Dataset excerpt:
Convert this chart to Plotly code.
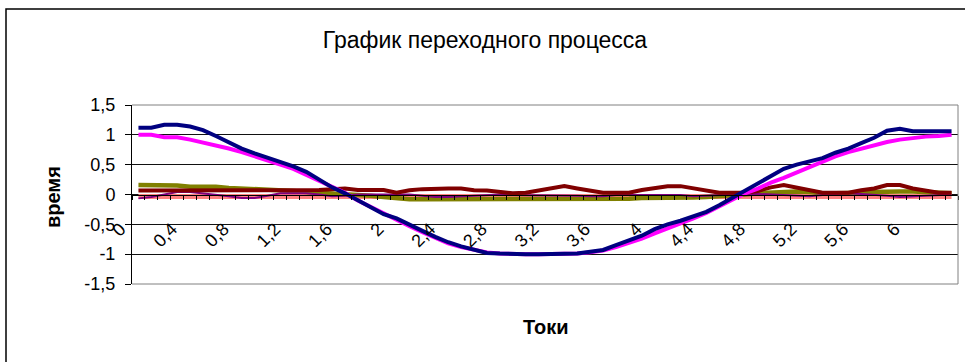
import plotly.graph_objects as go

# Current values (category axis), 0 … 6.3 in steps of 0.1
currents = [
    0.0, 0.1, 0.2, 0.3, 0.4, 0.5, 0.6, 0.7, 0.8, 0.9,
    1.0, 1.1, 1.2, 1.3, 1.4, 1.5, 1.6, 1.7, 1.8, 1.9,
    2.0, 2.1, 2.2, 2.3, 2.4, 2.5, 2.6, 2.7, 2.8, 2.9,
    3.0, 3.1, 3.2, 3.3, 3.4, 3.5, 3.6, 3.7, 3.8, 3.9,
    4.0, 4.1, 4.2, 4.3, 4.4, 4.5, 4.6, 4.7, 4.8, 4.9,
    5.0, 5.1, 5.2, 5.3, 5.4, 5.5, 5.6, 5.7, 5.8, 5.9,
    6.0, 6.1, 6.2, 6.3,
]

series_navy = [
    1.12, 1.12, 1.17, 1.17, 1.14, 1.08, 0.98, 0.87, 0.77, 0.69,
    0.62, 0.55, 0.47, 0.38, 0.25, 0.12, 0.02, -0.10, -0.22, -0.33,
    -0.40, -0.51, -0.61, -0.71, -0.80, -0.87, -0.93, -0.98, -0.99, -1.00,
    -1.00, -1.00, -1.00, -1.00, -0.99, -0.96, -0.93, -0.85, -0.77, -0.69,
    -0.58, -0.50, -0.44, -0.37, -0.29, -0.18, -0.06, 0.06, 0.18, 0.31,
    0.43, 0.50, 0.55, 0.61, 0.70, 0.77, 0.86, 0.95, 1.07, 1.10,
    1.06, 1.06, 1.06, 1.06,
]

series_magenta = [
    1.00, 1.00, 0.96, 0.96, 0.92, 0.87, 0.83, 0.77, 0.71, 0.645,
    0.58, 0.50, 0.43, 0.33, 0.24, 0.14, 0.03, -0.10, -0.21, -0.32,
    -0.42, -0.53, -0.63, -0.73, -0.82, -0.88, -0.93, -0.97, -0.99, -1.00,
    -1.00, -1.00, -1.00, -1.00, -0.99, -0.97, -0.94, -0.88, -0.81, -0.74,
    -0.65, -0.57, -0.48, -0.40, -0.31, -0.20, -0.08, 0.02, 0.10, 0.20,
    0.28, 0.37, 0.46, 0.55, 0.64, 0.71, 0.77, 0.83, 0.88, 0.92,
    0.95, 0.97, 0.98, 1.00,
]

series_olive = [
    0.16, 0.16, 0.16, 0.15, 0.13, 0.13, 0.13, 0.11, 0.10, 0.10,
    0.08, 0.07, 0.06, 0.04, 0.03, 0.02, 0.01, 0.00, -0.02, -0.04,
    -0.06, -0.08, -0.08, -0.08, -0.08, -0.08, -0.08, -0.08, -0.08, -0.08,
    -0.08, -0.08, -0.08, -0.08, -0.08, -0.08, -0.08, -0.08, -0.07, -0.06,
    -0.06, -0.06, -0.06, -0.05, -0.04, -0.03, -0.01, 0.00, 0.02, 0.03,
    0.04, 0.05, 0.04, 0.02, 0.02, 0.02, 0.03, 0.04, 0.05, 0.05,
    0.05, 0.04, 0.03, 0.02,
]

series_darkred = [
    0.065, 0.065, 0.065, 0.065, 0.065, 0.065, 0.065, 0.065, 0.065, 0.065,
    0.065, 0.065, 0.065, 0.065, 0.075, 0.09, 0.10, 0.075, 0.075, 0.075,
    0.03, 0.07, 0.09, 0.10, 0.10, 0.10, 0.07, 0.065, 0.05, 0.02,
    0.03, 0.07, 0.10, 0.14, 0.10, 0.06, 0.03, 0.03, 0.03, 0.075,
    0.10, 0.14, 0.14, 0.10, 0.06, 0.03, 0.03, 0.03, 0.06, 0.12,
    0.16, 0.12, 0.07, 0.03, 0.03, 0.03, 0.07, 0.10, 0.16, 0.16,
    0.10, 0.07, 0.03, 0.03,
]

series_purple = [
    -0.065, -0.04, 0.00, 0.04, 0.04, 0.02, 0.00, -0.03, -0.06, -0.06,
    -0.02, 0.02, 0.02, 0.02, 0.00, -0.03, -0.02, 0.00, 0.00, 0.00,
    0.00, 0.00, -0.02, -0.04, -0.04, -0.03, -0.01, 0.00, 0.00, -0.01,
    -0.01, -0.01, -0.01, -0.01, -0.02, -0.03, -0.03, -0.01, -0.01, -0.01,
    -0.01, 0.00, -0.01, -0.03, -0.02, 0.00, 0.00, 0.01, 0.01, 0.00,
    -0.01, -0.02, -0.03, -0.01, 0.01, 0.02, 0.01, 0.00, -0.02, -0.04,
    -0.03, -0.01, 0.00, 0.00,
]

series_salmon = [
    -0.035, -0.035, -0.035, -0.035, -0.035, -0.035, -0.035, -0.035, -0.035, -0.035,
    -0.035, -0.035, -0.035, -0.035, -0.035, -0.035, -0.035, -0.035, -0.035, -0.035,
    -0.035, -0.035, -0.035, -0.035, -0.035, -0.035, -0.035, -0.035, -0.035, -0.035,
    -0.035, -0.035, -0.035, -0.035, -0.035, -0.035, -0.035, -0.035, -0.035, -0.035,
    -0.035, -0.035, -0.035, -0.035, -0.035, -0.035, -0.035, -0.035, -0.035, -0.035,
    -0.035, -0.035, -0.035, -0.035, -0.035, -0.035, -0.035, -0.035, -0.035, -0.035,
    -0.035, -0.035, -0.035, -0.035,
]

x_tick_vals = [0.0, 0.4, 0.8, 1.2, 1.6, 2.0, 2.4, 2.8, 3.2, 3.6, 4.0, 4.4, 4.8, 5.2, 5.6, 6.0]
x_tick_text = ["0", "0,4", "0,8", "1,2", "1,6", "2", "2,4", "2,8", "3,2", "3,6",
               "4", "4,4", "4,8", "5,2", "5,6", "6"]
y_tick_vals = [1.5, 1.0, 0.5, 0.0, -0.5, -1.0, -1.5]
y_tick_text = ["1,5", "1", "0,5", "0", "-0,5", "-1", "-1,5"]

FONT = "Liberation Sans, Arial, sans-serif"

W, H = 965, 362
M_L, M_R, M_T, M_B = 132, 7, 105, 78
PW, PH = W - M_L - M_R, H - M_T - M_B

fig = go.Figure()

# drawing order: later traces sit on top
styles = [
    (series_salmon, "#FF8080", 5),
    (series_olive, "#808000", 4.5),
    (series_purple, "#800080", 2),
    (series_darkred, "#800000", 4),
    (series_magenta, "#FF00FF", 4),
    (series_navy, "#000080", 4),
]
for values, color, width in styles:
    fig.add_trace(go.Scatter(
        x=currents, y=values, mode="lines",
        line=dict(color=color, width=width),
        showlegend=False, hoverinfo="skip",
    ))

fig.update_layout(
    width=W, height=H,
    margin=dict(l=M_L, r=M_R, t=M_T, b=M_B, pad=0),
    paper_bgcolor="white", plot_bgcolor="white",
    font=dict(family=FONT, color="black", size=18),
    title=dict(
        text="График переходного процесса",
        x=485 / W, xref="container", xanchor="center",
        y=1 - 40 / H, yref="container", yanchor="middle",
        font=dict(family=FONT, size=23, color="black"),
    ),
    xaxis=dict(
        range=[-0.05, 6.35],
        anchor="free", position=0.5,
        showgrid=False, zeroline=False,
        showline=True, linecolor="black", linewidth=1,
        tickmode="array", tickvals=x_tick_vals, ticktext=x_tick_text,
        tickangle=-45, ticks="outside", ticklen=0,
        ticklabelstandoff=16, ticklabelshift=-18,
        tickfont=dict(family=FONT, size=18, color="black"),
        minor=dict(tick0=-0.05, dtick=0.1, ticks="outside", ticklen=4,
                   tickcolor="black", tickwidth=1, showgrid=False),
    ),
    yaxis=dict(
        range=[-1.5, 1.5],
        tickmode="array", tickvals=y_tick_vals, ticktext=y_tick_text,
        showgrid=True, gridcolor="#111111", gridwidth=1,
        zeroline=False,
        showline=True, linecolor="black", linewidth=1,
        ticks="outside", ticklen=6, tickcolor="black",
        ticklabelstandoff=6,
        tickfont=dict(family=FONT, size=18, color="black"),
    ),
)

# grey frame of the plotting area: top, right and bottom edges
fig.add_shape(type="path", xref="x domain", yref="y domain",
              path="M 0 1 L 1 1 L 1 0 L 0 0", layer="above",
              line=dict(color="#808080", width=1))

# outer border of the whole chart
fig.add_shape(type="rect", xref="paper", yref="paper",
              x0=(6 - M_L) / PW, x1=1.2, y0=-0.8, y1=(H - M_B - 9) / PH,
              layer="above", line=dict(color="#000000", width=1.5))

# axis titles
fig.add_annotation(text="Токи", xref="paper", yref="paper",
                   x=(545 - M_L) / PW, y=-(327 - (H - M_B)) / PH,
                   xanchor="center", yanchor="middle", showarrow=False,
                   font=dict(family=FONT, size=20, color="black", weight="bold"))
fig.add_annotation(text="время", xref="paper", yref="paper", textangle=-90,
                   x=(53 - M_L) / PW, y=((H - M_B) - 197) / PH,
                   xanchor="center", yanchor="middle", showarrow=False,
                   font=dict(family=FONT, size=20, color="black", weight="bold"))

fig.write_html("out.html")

Direction:
Restate each line from the start of the listing through the line bearing "import plotly.graph_objects as go" word for word. Drop the pictures.

Response to this exercise:
Convert this chart to Plotly code.
import plotly.graph_objects as go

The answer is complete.